Using Python with Hadoop

First, some review

Hadoop is a very powerful MapReduce framework based on a white paper released by Google documenting how they have successfully tackled the issue of processing large amounts of data (on the scale of petabytes in many cases) using their proprietary distributed filesystem, GFS. Hadoop is the open source version of this distributed file system ((Technically Hadoop is an umbrella name whereas HDFS is the technical name for the GFS alternative.)), heavily supported by companies like Yahoo, Google, Amazon, Adobe, Facebook, Hulu, IBM, RackSpace, etc. and and has a growing number of related projects hosted by the Apache Foundation.

Why we need to learn “yet another language”

Yet, even with all of the buzz and hoopla many people find it difficult to setup and start writing applications capable of levreging the awesome power of an Hadoop cluster, many find the learning curve of Java and the Hadoop APIs very steep.

Fortunately one of the features available in Hadoop is HadoopStreaming which allows programmers to specify any program (or script) as a mapper and/or reducer. Consequently, one of the most popular scripting languages to use alongside Hadoop is Python ((If you aren’t familiar with Python and want to learn, here is an excellent site for diving into the language and here is an excellent video series walking you through the basics.)).

One of the reasons Python is well suited to this type of work is it’s ability to be functional provided you are careful how you write it. This makes chopping well-written Python map/reduce scripts up into distributable units much easier.

There’s a framework for that

While it is possible to write plain Python scripts, the folks at last.fm have helped create an excellent Python framework for Hadoop called Dumbo to help streamline the process of writing MapReduce jobs in Python. Dumbo seems to be a fairly simple framework with plenty of examples you can adapt to your particular needs.

There’s a framework for that too

Hadoop has many sub-projects, and one that is fairly popular is called HBase which allows a more structured, database-like, approach to storing and retrieving data.

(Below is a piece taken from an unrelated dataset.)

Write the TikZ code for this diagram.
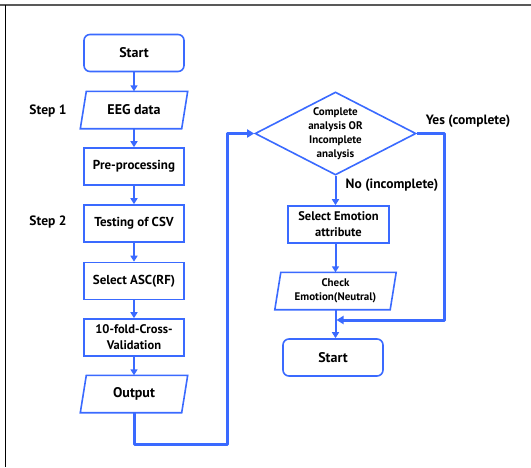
\documentclass[tikz,border=0pt]{standalone}
\usepackage{fontspec}
\setmainfont{PT Sans}
\usetikzlibrary{shapes.geometric,arrows.meta,calc}
\definecolor{flowblue}{RGB}{58,106,255}
\begin{document}
\begin{tikzpicture}[x=1pt,y=-1pt,
  box/.style={draw=flowblue,line width=1.6pt,fill=white,minimum width=100pt,minimum height=37pt,
    inner sep=1pt,align=center,font=\fontsize{13}{15}\selectfont\bfseries},
  term/.style={box,rounded corners=6pt,font=\fontsize{14}{16}\selectfont\bfseries},
  iobox/.style={minimum width=107pt,minimum height=37pt,inner sep=1pt,align=center,
    font=\fontsize{14}{16}\selectfont\bfseries},
  arr/.style={draw=flowblue,line width=2pt,-{Triangle[length=6pt,width=7pt]}},
  flow/.style={draw=flowblue,line width=3pt,line join=round},
  flowarr/.style={flow,-{Triangle[length=7pt,width=8pt]}},
  lbl/.style={font=\fontsize{13.5}{15}\selectfont\bfseries}]
\useasboundingbox (0,0) rectangle (531,467);
% frame
\draw[gray!70!black,line width=2pt] (0,5) -- (531,5);
\draw[black,line width=1.4pt] (5.5,5) -- (5.5,467);

% left column
\node[term] (start) at (134,53) {Start};
\node[iobox] (eeg) at (134,110) {EEG data};
\node[box] (pre) at (134,166.5) {Pre-processing};
\node[box] (csv) at (134,223.5) {Testing of CSV};
\node[box] (asc) at (134,281) {Select ASC(RF)};
\node[box,font=\fontsize{12.5}{16}\selectfont\bfseries] (cv) at (134,337.5) {10-fold-Cross-\\Validation};
\node[iobox] (out) at (134,394) {Output};

% right column
\node[draw=flowblue,line width=1.6pt,shape=diamond,aspect=1.94,minimum width=161pt,minimum height=83pt,
  inner sep=0pt,align=center,font=\fontsize{11}{14}\selectfont\bfseries] (dec) at (335.5,133.5)
  {Complete\\analysis OR\\Incomplete\\analysis};
\node[box,minimum width=101pt,font=\fontsize{12.5}{16}\selectfont\bfseries] (sel) at (338.5,224.5) {Select Emotion\\attribute};
\node[iobox,minimum width=121pt,font=\fontsize{11}{14}\selectfont\bfseries] (chk) at (335.5,291) {Check\\Emotion(Neutral)};
\node[term] (end) at (333,357.5) {Start};

% parallelogram outlines for the input/output nodes
\foreach \n in {eeg,out,chk}{
  \draw[flowblue,line width=1.6pt,line join=miter]
    ($(\n.north west)+(6,0)$) -- (\n.north east) -- ($(\n.south east)-(6,0)$) -- (\n.south west) -- cycle;
}

% side labels
\node[lbl] (s1) at (48,111) {Step 1};
\node[lbl] (s2) at (48,222) {Step 2};
\node[lbl] (yes) at (468,121) {Yes (complete)};
\node[lbl] (no) at (392,185) {No (incomplete)};

% arrows along the left column
\draw[arr] (start) -- (eeg);
\draw[arr] (eeg) -- (pre);
\draw[arr] (pre) -- (csv);
\draw[arr] (csv) -- (asc);
\draw[arr] (asc) -- (cv);
\draw[arr] (cv) -- (out);

% loop from output into the decision
\coordinate (lb) at (227,444);
\draw[flowarr] (out.south) |- (lb) |- (dec.west);

% right column flow
\draw[arr] (dec.south) -- (sel.north -| dec.south);
\draw[arr] (sel.south -| chk.north) -- (chk.north);
\draw[arr] (chk.south) -- (end.north -| chk.south);
\coordinate (yc) at (444,320);
\coordinate (mg) at (336.5,320);
\draw[flowarr] (dec.east) -| (yc) -- (mg);
\end{tikzpicture}
\end{document}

An excellent Python framework for quickly parsing data into HBase tables is Zohmg. This framework allows programmers to define tables in a YAML configuration file and corresponding mappers as simple Python scripts.

Bringing it back home

One of the biggest drawbacks to using HadoopStreaming is that it is inherently less optimal than writing MapReduce jobs in Java since the target script or application has to be initialized, the data then has to be serialized, sent to the target application/script, processed, and then sent back (if there are any reducers). All this context switching adds overhead that wouldn’t exist if the MapReduce job were kept in the JVM where Hadoop runs.

Jython is a viable answer for converting existing Python applications into Java bytecode to prevent incurring as much of a performance penalty. This utility can come in handy if you decide that your “quick and dirty” Python script needs to be moved into a production environment.